Kohl’s has confirmed that it has received offers from two firms looking to acquire the company.
Sycamore, a private equity firm, is looking to pay around $65 per share for Kohl’s, CNBC reported. The news comes shortly after Acacia Research reportedly offered to pay about $64 a share for the department store chain. According to reports, both groups would aim to sell Kohl’s property to raise funds via a partnership with Oak Street Real Estate Capital.
In a public statement on Monday, Kohl’s acknowledged that it received letters of interest from two parties that are looking to acquire the company but said it will not comment on the matters until “it determines it is in the best interests of shareholders to do so.”
“The Kohl’s Board of Directors will determine the course of action that it believes is in the best interests of the Company and its shareholders,” Kohl’s said in a statement. “Shareholders are not required to take any action at this time.”
Shares of Kohl’s were up more than 33% on Monday morning following the news.
In the last few months, Kohl’s has faced mounting investor pressure to make major changes to its business structure to improve profitability and shareholder value.
Just last week, Macellum Advisors GP, LLC, which holds almost 5% of outstanding common shares at Kohl’s, on Tuesday sent an open letter to other shareholders to call out Kohl’s for “mismanaging” the business and “failing to implement necessary operational, financial and strategic improvements.”
The letter said Kohl’s had “produced some of the worst revenue numbers in its retail peer group since the economy began reopening in 2021.”
In response to the letter, Kohl’s said in a statement that it has “continued to engage with Macellum since the settlement” and is “disappointed with the path they have taken and the unfounded speculation in their announcement and letter.”
Macellum is not the only investor to pressure Kohl’s to make changes in recent months.
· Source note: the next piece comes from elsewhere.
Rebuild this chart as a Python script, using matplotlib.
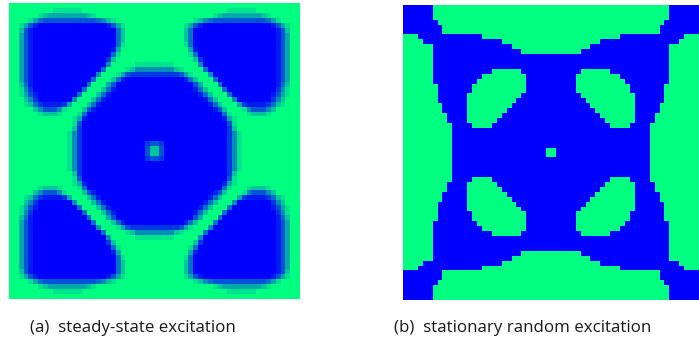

In early December, investor Engine Capital LP, which owns 1% of outstanding shares at Kohl’s, asked the company to separate its physical store business from its e-commerce business. Engine also asked the company to run a market test to determine how much certain financial sponsors would pay per share for the company.
“Given leadership’s failure to create value through operational excellence and strategic initiatives over long periods of time, it is time for the Board to accept the fact that the public market is not appreciating Kohl’s in its current form,” wrote Engine in the letter. “Even the most patient long-term shareholders cannot be expected to endure the punishing underperformance and perpetual value disconnect seen at Kohl’s.”